Angels, private equity firms, venture capitalists and mutual funds all evaluate investments based on some criteria.
From brilliant-insight baby to billion-dollar behemoth, investors will evaluate every stage of a company’s growth differently.
Focus on these four topics when you pitch your company for funding:
Sustainably different strategy
Demonstrate what’s special and unique about your company and how you’ll sustain that strong position.
How fresh, different and unique is your customer solution? Are your algorithms good enough to offer super swift service or are your costs structurally low?
You need to be able to demonstrate you have something different from the pack, and also be able to prove that it is your customers’ pain points.
It is advisable you think of complex logistics or high-volume selling businesses. Be sure you have a track record that backs up your pitch if execution is your pitch for why you’re different.
Right team for this endeavor
For early-stage companies, the investor considers how strong and efficient the team is. It is the most important aspect for at the beginning stage as your market and product may not exist yet.
So the investor evaluates what unique combination of skills and experiences your team possesses. What makes your leaders the potential winners?
As your business starts to scale, your execution will demonstrate why you’re a good fit for the job.
Business model
A valuable business is ultimately rated by Money — profits and cash flow. Your company may become strategically valuable on your way to profitability, and you might be acquired early when public investors sense you will soon become profitable.
You have to show how your business model will be profitable.

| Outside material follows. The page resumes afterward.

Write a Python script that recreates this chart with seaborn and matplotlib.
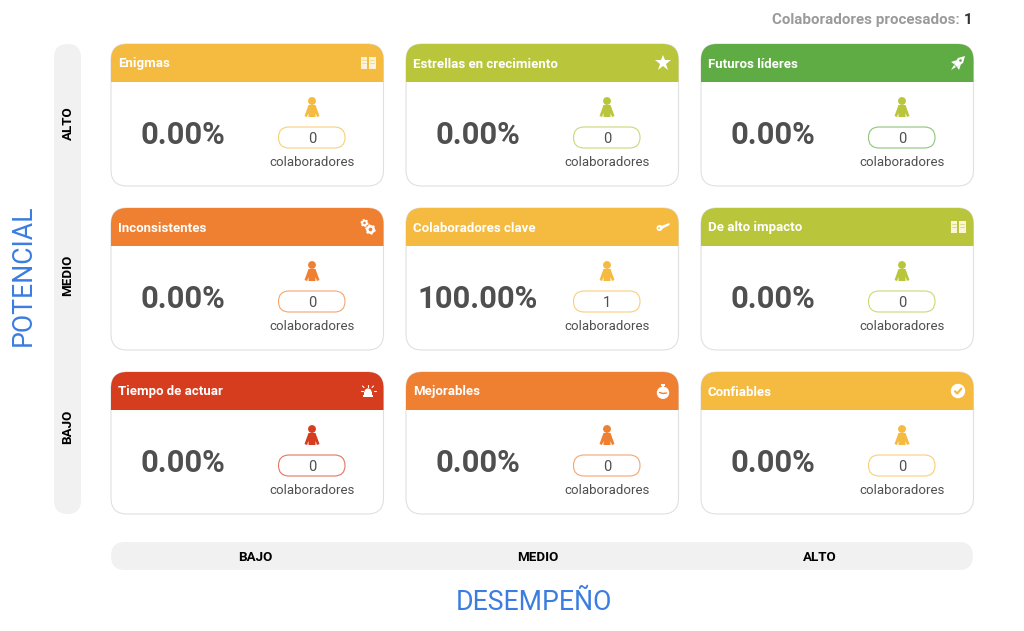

You need to look at and understand the margin structure of similar companies and show how you will compare to them when placed side by side.
Investors focus on the financials of later-stage companies. Your financials might be screened almost exclusively by public investors, looking for profit growth and expanding margins.
This is different for younger companies as the target model and cash needed to break even are the foremost concerns.
Market size
Investors want to be sure your company has enough room for growth. There’s a popular lesson that reads — “You can’t make a big company in a small market.” It is important to focus on the total addressable market rather than trying to create one. Markets are sized as “bottoms up” and “tops down.” Give both methods a shot to know if assumptions are reasonable.